The Wall
Published October 1998
Says McManus, "With Bill, I felt I didn't have any hope of getting my life back."
Heroes Die Young
But the McManuses' blinding pain had the effect of making their hearing more acute. At a conference in May 1997, when the couple heard entrepreneurial counselor Lanny Goodman describe another way to think about growing their company, they were on the edge of their seats. Though whipped and desperate, they were still seeking solutions, and Goodman suggested a perspective-altering premise: think about yourself and your personal needs first, and your company's demands second. Goodman even promised a kind of miracle: think about yourself first, he said, and you will actually serve your company better, too. Quit trying to be a hero, he said. No one cares.
Two months later, in July, the McManuses went to Albuquerque, where Goodman met with them privately in his office for two days and listened--until, late on day two, he began offering prescriptions.
He said, "I want you to announce to the company, 'We're cutting back to 50 hours a week.' And I want you to tell your controller, 'We will now be paying ourselves a higher salary.'"
"How can you say that?" they cried.
He said it again.
They were shocked. What cut the deepest? The idea of working so much less--or paying themselves so much more? Neither concept fit their image of what owners did--or abstained from--in the name of building a company. They just couldn't imagine it.

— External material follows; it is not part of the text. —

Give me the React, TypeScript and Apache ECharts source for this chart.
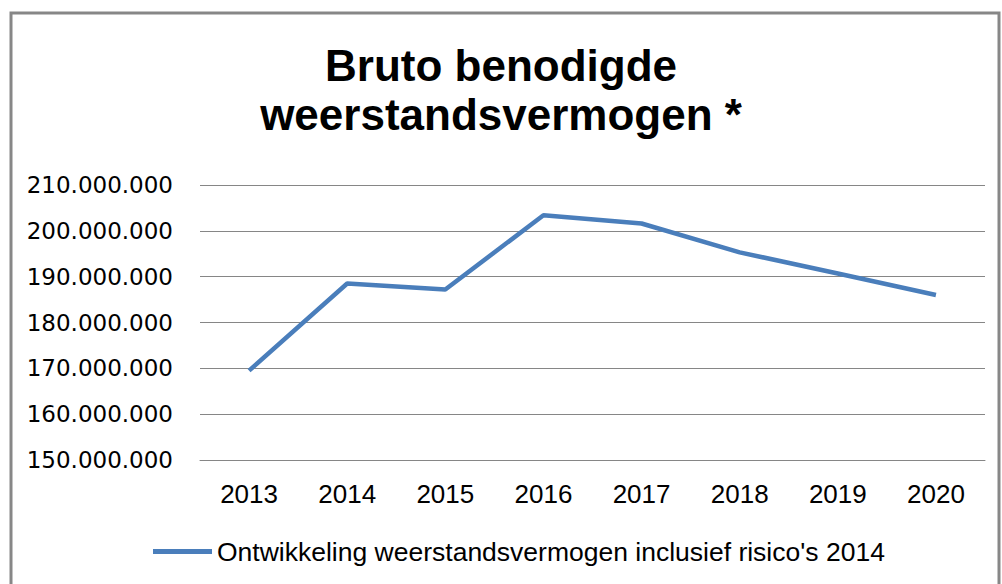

But Goodman could. As he listened to John and Gloria McManus make their confession, he knew something had to change radically.
Their confession went something like this: "For nearly eight years now," the husband and wife explained, "we've worked 80 hours a week. Sometimes 20 hours a day." They were a little embarrassed, hesitant. They stopped and started. "We haven't taken a real vacation since 1989," they said. Slowly, the details came out. "We can't sleep, we're so tired. We wake up at 3 in the morning thinking about work. It's what we think about in the shower. We started this business to enjoy some of life's fruits that were rotting on the vine, and here we are, working 80 hours."
"It was obvious," Goodman recalls, "these were sweet, kind, loving people--and it shows in their catalog and in their customer service." However, he says, it was equally apparent they had paid a hefty personal price. "So many entrepreneurs end up working for their companies instead of having the company work for them. And John and Gloria were no exception."
Gloria, whose hazel eyes are usually lit up with a smile, fought back tears as she confided in Goodman that summer day. She talked about simple needs--wanting to feel healthy again, maybe play a game of tennis now and then. Reflecting on the long hours she had put in at the company, sometimes even staying overnight, she noted, "Growing up on a farm in Canada prepared me well for this. We grew our own food, and I learned to get by on nothing." But her parents, still on the farm, weren't so young anymore, and she desperately wanted to be closer. "I can't even get away to visit them."
Things had worked out to be so different from what she and John had imagined. "In the company's first year," recalled Gloria, "when it seemed we'd be successful, I had dreams for the future." Along the way, those dreams got deferred--along with any semblance of a life outside the company.
John McManus was hurting as much as his wife was, and even more so, because he'd tried so hard to stay strong for both of them. With shock and disbelief, he described how his dream business had morphed into a nightmare. "Running this company," he said slowly, "has become such a grind." And it had happened so quietly. "You're so consumed with the start-up experience, you don't think about business or life plans," says McManus. "In the back of your mind you're thinking about why you're leaving your current job, and you don't go beyond that for a while."
If the McManuses' predicament didn't surprise Goodman, he was moved by the heroic proportions of their sacrifice. By the time they sought out Goodman's guidance, they had grown their catalog to nearly $8 million, fast enough to have made the Inc. 500 two years in a row. (They went on to make the list a third time, later that year.) More to the point, they'd accomplished their speedy growth with no previous catalog-industry experience, and with no management help.
"There are few entrepreneurs whose companies are at $8 million who are still working 80 hours a week," observes Goodman wryly. But that was just the half of it. "What I discovered in the course of those two days is that they were working 80 hours and they were paying themselves one-third the market rate." In other words, they were working the equivalent of four jobs and paying themselves for one. "You're actually distorting your financials," Goodman told them. "Your profits are inflated."